Клиника доктора Захарьина | страница 4



ПОБЕДОНОСНО СПОРИТЬ С НЕДУГАМИ МАСС

МОЖЕТ ЛИШЬ ГИГИЕНА!

– Человечество, – диктовал он студентам на лекциях, – лишь тогда будет здоровым, когда дети не будут знать, что такое город. Города наши – это гадость! Нужен труд многих поколений, чтобы превратить их в зеленые цветущие сады, избавить их от заводов и фабрик, очистить реки от нечистот и отходов…

А купеческая Москва, которую он лечил, задыхалась в домах без форточек, она жирела в клопяных перинах, в спальнях без единого окошка, где перед киотами мерцали угарные дедовские лампады. Захарьин врывался в первогильдейские берлоги словно буря! Да, он бил тростью стекла, требуя света и воздуха. Он громил подвальные кухни, где смердели миазмами плошки и ложки времен царя «тишайшего», где догнивали объедки позавчерашнего ужина, которые «жаль выбросить, коли деньги-то плачены»; Захарьин выпускал пух из перин, в которых кишмя кишели паразиты…

Его боялись, но без него уже не могли обойтись!

Захарьин открыл, что воды Боржома ничуть не хуже вод Виши, и убеждал общество полнее использовать блага родимой земли, а не транжирить русские капиталы за границей.

– Дался вам этот Баден-Баден, – кричал он на старого аристократа. – Да поезжайте вы в деревню, подышите чудным благотворным навозом, напейтесь вечером парного молока, поваляйтесь на душистом сене и… ей-ей, поправитесь! А я – не навоз, не молоко, не сено, – я только врач, и вылечить вас не берусь…

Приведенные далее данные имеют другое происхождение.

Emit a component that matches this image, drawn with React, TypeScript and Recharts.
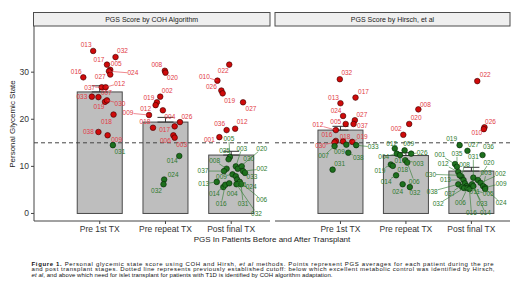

Он считал, что суровый климат России хорошо служит народу, закаляя его физически, а русская природа, с ее раздольем полей и ароматными лесами, с ее морозами и вьюгами, способствует развитию здорового и активного человека, воина и труженика, только дары климата следует целесообразно использовать. Против употребления слова «курорт» Захарьин всегда восставал – лучше говорить по-русски: «лечебное место». Он очень ценил значение курортов для россиян, но зато жестоко высмеивал возникшие на курортах порядки:

– Какой же это курорт, если я привык спать до десяти, а меня будят в восемь: режим. Я не хочу есть, а меня по звонку гонят за стол: режим. Я хочу есть, а мне не дают: режим. Я желаю гулять, а меня укладывают в постель: режим… Вот и получается, что ехал на курорт, а попал в прусскую казарму, где чувствую себя перед врачом, как солдат перед фельдфебелем… Нет уж! – говорил Захарьин. – Избави нас Боже, от таких курортов.

Большой патриот России, Григорий Антонович смело осваивал все лучшее из европейской медицины, а сам щедро одаривал зарубежных врачей достижениями своей клиники. Слава о нем, как о кудеснике диагноза, была столь велика, что к нему ехали учиться врачи из других стран. Париж тогда был центром научно-медицинской мысли, но врачи Парижа, побывав в Москве, были потрясены «магическим» проникновением Захарьина в тайны человеческого организма. Правительство Французской республики преподнесло в дар захарьинской клинике драгоценную севрскую вазу, украшенную золотом по синьке (ныне она хранится в новом здании Московского университета).